Budget setting 2024/25
The Board received a presentation on the proposed budget for 2024/25 and were invited to to discuss and challenge officers. Pressures across all three boroughs with common themes listed below:
- Number of placement weeks required has increased beyond what was budgeted for across all three boroughs
- Average cost of placements has increased with price inflation outstripping what was built in - general inflation, complexity and market
- Recruitment and retention difficulties leading to use of more expensive agency staff
- Increased spend on legal advice due to more cases and cases taking longer
- More young people requiring home to school transport and significant price inflation due to transport market, rising complexity if needs and general inflation
- Councils have been clear that the continued year on year overspending is not affordable
AfC’s spend has to be within the three councils' agreed spending envelope. Placements and home to school transport continue to be huge areas of spend across all three councils and optimistic assumptions are being made for growth which are a cause for concern. Sian Wicks thanked officers and management for all the work that is taking place at every level of the budget process.

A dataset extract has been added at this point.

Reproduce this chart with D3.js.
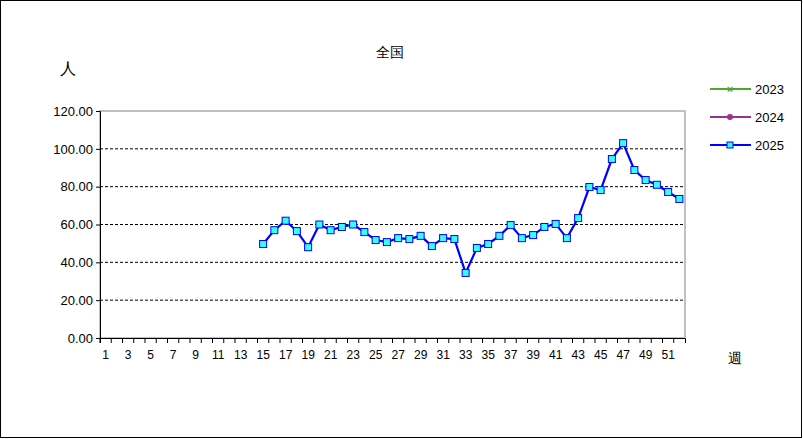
<!DOCTYPE html>
<meta charset="utf-8">
<html>
<script src="https://cdn.jsdelivr.net/npm/d3@7"></script>
<style>
body { margin:0; background:#fff; }
text { font-family: "Liberation Sans", Arial, sans-serif; font-size:13px; fill:#000; }
</style>
<body>
<script>
var weeks = d3.range(1, 53);
var weekLabels = weeks.filter(function(w) { return w % 2 == 1; });
var startWeek = 15;
var values2025 = [49.7, 57, 62, 56.5, 48, 60, 57, 58.7, 60, 56, 51.8, 50.7, 52.8, 52.3, 54,
    48.6, 52.8, 52.3, 34.4, 47.6, 49.7, 54, 59.7, 52.8, 54.4, 58.7, 60.3, 52.8, 63.4,
    79.8, 78.2, 94.6, 103, 88.8, 83.5, 81, 77.2, 73.5];
var yTicks = [0, 20, 40, 60, 80, 100, 120];
var legendNames = ['2023', '2024', '2025'];
var legendColors = ['#4ea72e', '#a0308f', '#0000ff'];

var W = 803, H = 439;
var pLeft = 100, pRight = 685, pTop = 111, pBottom = 338;

var svg = d3.select('body').append('svg').attr('width', W).attr('height', H);
svg.append('rect').attr('x', 0.5).attr('y', 0.5).attr('width', W - 2).attr('height', H - 2)
    .attr('fill', '#fff').attr('stroke', '#000');

var x = d3.scaleBand().domain(weeks).range([pLeft, pRight]);
var y = d3.scaleLinear().domain([0, 120]).range([pBottom, pTop]);

// grid
svg.selectAll('.grid').data(yTicks.slice(1, -1)).enter().append('line')
    .attr('x1', pLeft).attr('x2', pRight)
    .attr('y1', function(d) { return y(d); }).attr('y2', function(d) { return y(d); })
    .attr('stroke', '#000').attr('stroke-dasharray', '3,2');
svg.append('rect').attr('x', pLeft).attr('y', pTop).attr('width', pRight - pLeft).attr('height', pBottom - pTop)
    .attr('fill', 'none').attr('stroke', '#c0c0c0').attr('stroke-width', 2);

// y axis
var yAxis = d3.axisLeft(y).tickValues(yTicks).tickSize(4).tickFormat(d3.format('.2f'));
var ga = svg.append('g').attr('transform', 'translate(' + pLeft + ',0)').call(yAxis);
ga.select('.domain').attr('stroke', '#000');
ga.selectAll('text').style('font-size', '13px');

// x axis
var xAxis = d3.axisBottom(x).tickSize(5).tickFormat(function(d) { return weekLabels.indexOf(d) >= 0 ? d : ''; });
var gx = svg.append('g').attr('transform', 'translate(0,' + pBottom + ')').call(xAxis);
gx.select('.domain').attr('stroke', '#000');
gx.selectAll('.tick line').attr('transform', 'translate(' + (-x.bandwidth() / 2) + ',0)');
gx.selectAll('text').attr('dy', '1.1em').style('font-size', '12px');

// series
var pts = values2025.map(function(v, i) { return { w: startWeek + i, v: v }; });
var cx = function(d) { return x(d.w) + x.bandwidth() / 2; };
svg.append('path').datum(pts)
    .attr('d', d3.line().x(cx).y(function(d) { return y(d.v); }))
    .attr('fill', 'none').attr('stroke', '#0000ff').attr('stroke-width', 2.2);
svg.selectAll('.pt').data(pts).enter().append('rect')
    .attr('x', function(d) { return cx(d) - 3.5; }).attr('y', function(d) { return y(d.v) - 3.5; })
    .attr('width', 7).attr('height', 7).attr('fill', '#33ffff').attr('stroke', '#0000ff');

// titles
svg.append('text').attr('x', 390).attr('y', 57).attr('text-anchor', 'middle').style('font-size', '14px').text('全国');
svg.append('text').attr('x', 68).attr('y', 74).attr('text-anchor', 'middle').style('font-size', '16px').text('人');
svg.append('text').attr('x', 735).attr('y', 363).attr('text-anchor', 'middle').style('font-size', '14px').text('週');

// legend
var lg = svg.selectAll('.lg').data(legendNames).enter().append('g')
    .attr('transform', function(d, i) { return 'translate(710,' + (89 + i * 28) + ')'; });
lg.append('line').attr('x1', 0).attr('x2', 41).attr('stroke', function(d, i) { return legendColors[i]; }).attr('stroke-width', 2);
lg.append('text').attr('x', 45).attr('y', 5).text(function(d) { return d; });
lg.filter(function(d, i) { return i == 0; }).append('text').attr('x', 20).attr('y', 4)
    .attr('text-anchor', 'middle').style('fill', legendColors[0]).style('font-size', '11px').style('font-weight', 'bold').text('×');
lg.filter(function(d, i) { return i == 1; }).append('circle').attr('cx', 20).attr('r', 3).attr('fill', legendColors[1]);
lg.filter(function(d, i) { return i == 2; }).append('rect').attr('x', 17).attr('y', -3).attr('width', 6).attr('height', 6)
    .attr('fill', '#33ffff').attr('stroke', '#0000ff');
</script>
</body>
</html>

Update from Director of Children’s Services - Windsor and Maidenhead
Lin Ferguson reported that a spending control mechanism is in place with essential spend only and currently working on growth and savings for next year.
Demand management, ie. demand through the front door, is fluctuating.
Figures are overall below national average and reason for this is there is robust early help provision.
Caseloads are relatively good, on average about 16 per caseworker.
Overall performance remains very good and areas to improve are known about.
Recruitment and retention continue to be a challenge, as people are still leaving for higher salaries elsewhere.
With regards to RAAC in schools, one school was identified at the last Board meeting and this still remains the case. Temporary classrooms are working OK.
Concern highlighted around the school placement software system as parents have not been able to apply for school places for their children which has put statutory timelines at risk.
Update from Director of Children’s Services - Kingston and Richmond
Ian Dodds provided a verbal update on Richmond and Kingston’s performance.
Three key areas continue to be:
- higher than preferable caseloads and complexity of issues faced by children and their families
- recruitment and retention
- lack of placements for children who need residential care and/or specialist education provision.
The combination of these three issues is placing pressure on budgets and is impacting on the resilience of employees and therefore on teams and services.
Chief Operating and Finance Officer report
The COFO provided assurance and information on corporate and business service issues and the Board had the opportunity to comment and ask questions. The most significant executive concerns:
- capacity of wider leadership team and invest in transformation and change
- health and safety - maintenance of buildings
- increase demand on legal budgets
- home to school transport across all three boroughs, though it is noted that Richmond has recently been given additional funding from central contingency funds.
- cost of social care placements and complexity of need
Quarterly business plan and project update
The AfC Board received the quarterly update on business planning and project work for Quarter 2 2023-24 (July, August and September 2023).